=== DATA PROVIDED ===
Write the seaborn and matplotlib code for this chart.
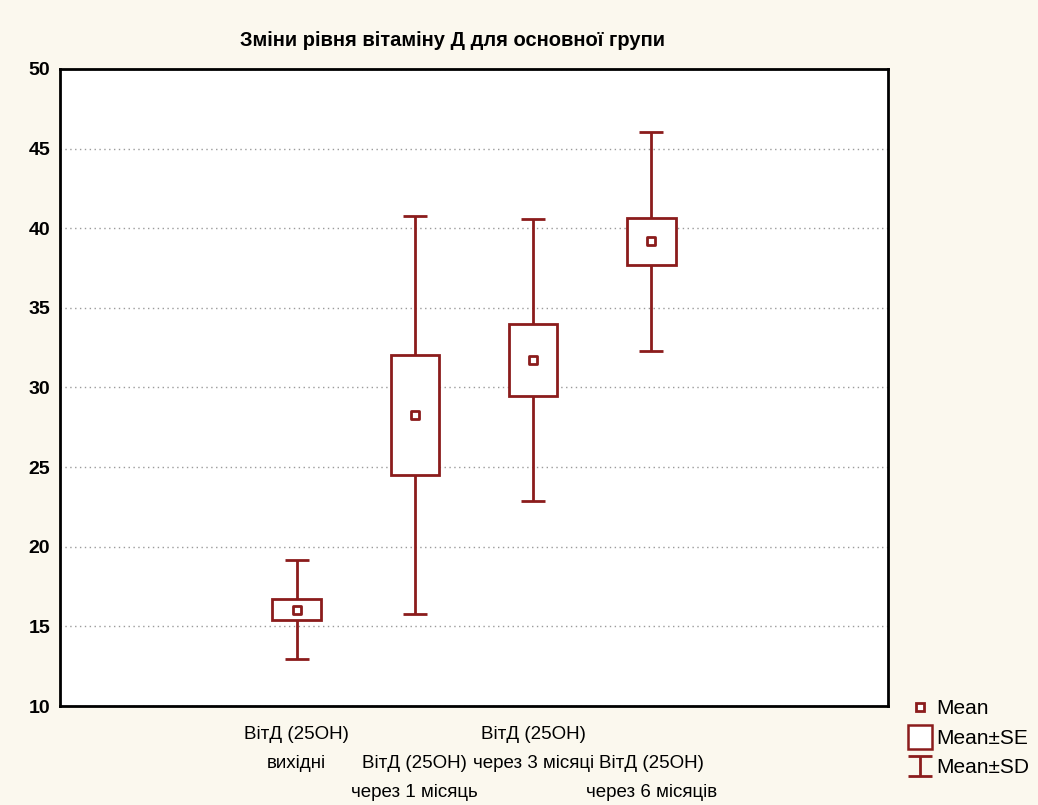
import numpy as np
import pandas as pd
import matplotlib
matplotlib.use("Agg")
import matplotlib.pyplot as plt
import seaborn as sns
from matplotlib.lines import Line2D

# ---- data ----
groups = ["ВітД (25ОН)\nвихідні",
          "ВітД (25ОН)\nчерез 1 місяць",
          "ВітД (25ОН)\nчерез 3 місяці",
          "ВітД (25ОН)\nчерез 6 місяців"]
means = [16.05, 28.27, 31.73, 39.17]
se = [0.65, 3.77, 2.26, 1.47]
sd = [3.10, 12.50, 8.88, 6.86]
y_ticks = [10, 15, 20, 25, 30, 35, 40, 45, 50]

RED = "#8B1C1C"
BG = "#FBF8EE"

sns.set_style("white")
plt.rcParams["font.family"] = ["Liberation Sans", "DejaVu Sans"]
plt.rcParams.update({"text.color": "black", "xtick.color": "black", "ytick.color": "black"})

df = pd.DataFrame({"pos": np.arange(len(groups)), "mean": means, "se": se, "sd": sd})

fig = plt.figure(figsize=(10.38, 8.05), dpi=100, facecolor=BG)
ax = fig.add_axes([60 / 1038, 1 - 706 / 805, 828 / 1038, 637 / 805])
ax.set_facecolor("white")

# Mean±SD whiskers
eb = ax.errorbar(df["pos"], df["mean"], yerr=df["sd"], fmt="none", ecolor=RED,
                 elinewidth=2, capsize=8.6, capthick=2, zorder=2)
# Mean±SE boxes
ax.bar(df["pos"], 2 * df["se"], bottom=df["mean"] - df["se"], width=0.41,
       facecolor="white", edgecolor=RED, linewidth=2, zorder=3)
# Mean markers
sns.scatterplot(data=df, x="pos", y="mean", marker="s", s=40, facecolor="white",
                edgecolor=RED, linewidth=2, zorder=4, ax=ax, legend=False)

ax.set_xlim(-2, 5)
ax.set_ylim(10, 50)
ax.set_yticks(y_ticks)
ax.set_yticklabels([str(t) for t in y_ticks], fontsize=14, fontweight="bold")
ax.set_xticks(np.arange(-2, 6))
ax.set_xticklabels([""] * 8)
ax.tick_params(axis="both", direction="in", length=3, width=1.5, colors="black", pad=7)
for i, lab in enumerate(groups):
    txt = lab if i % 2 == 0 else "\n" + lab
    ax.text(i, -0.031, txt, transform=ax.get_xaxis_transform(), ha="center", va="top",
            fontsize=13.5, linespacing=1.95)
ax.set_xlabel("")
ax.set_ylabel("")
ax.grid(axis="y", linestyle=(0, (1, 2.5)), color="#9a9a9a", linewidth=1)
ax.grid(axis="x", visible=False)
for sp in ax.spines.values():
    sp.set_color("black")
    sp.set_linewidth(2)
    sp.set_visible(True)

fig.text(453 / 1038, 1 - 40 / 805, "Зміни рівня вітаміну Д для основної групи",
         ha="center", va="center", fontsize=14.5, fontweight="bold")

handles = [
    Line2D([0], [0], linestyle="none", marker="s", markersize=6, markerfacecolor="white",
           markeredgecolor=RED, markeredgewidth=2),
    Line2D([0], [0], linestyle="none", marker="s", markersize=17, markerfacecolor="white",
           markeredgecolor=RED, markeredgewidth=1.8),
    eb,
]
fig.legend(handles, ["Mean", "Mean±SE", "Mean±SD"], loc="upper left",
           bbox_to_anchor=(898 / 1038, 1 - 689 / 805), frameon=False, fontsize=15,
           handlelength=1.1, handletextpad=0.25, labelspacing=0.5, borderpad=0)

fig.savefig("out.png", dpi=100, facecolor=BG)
===
THE PROBLEM
Return a copy of every line that includes the word "matplotlib".

TASK OUTPUT
Write the seaborn and matplotlib code for this chart.
import matplotlib
matplotlib.use("Agg")
import matplotlib.pyplot as plt
from matplotlib.lines import Line2D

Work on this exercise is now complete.